I recently mentioned the Wanted Inn at Sparrowpit (http://pubcurmudgeon.blogspot.co.uk/2013/11/unwanted-inn.html) which is typical of quite a few pubs in their rural estate. In central Stockport, we have lost the Royal Oak near the brewery, the Grapes in Edgeley, the Bull’s Head on the Market Place, the Flying Dutchman on Hillgate and Cobdens and the Unity on Wellington Road South. The much-loved Tiviot closed only last weekend. In the suburbs, pubs like the Horsfield Arms outside the Robinson’s packaging plant, the Pineapple in Marple, the Lowes Arms in Woodley and the Grove, Royal Oak and Woodman in Hazel Grove have gone. Macclesfield has seen a similar cull to central Stockport. And I could (but won’t) name at least three more within a mile of the town centre which, on recent evidence, do not look long for this world.
I also recently spotted that the Masons Arms in Denton (pictured) had been de-signed. This is a pub on a prominent main road site, with a car park, and plenty of nearby housing, much of it owner-occupied, so on the face of it would not obviously appear to be unviable.
In the past, many family brewers felt a sense of responsibility towards their community which led them to keep pubs open that were of only marginal viability.
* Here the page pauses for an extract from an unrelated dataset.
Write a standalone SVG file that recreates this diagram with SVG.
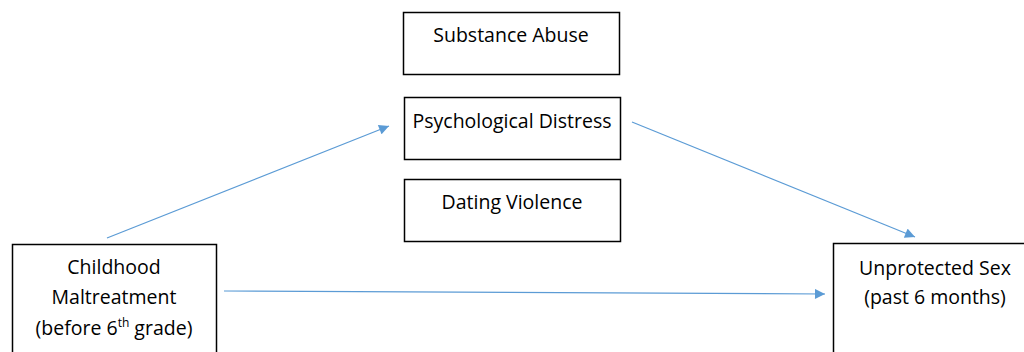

However, at the end of the day they are businesses, not charities, and the new generation of Robinsons have taken a long hard look at the company and how it can be taken forward into the future, which has borne fruit in the rebranding of their beers and initiatives like the brewing of Trooper. On the other hand, they have identified that a lot of their pubs were not sufficiently differentiated from each other, and that their estate did have a long tail of nondescript, underperforming pubs that didn’t contribute much to the business overall and in some cases were proving difficult to find tenants for.
It’s sad to see them go, and some have been cracking boozers in their time – particularly the Grapes in Edgeley which was an archetypal street-corner local and for many years a Good Beer Guide stalwart. However, nobody can be unaware of the multiple pressures on the pub trade and you can’t really blame Robinson’s for biting the bullet.
To their credit, I understand that none of these pubs have been sold with restrictive covenants. Some, such as the former Flying Dutchman, now the Fairway, have been bought by new free trade owners, but the majority have either been converted to alternative uses or still stand in a closed and boarded state. I understand there may be moves in the pipeline to bring more of them back to life, which would be a welcome development, but it would be naive to imagine that it’s possible to revive every closed pub with a new management and approach.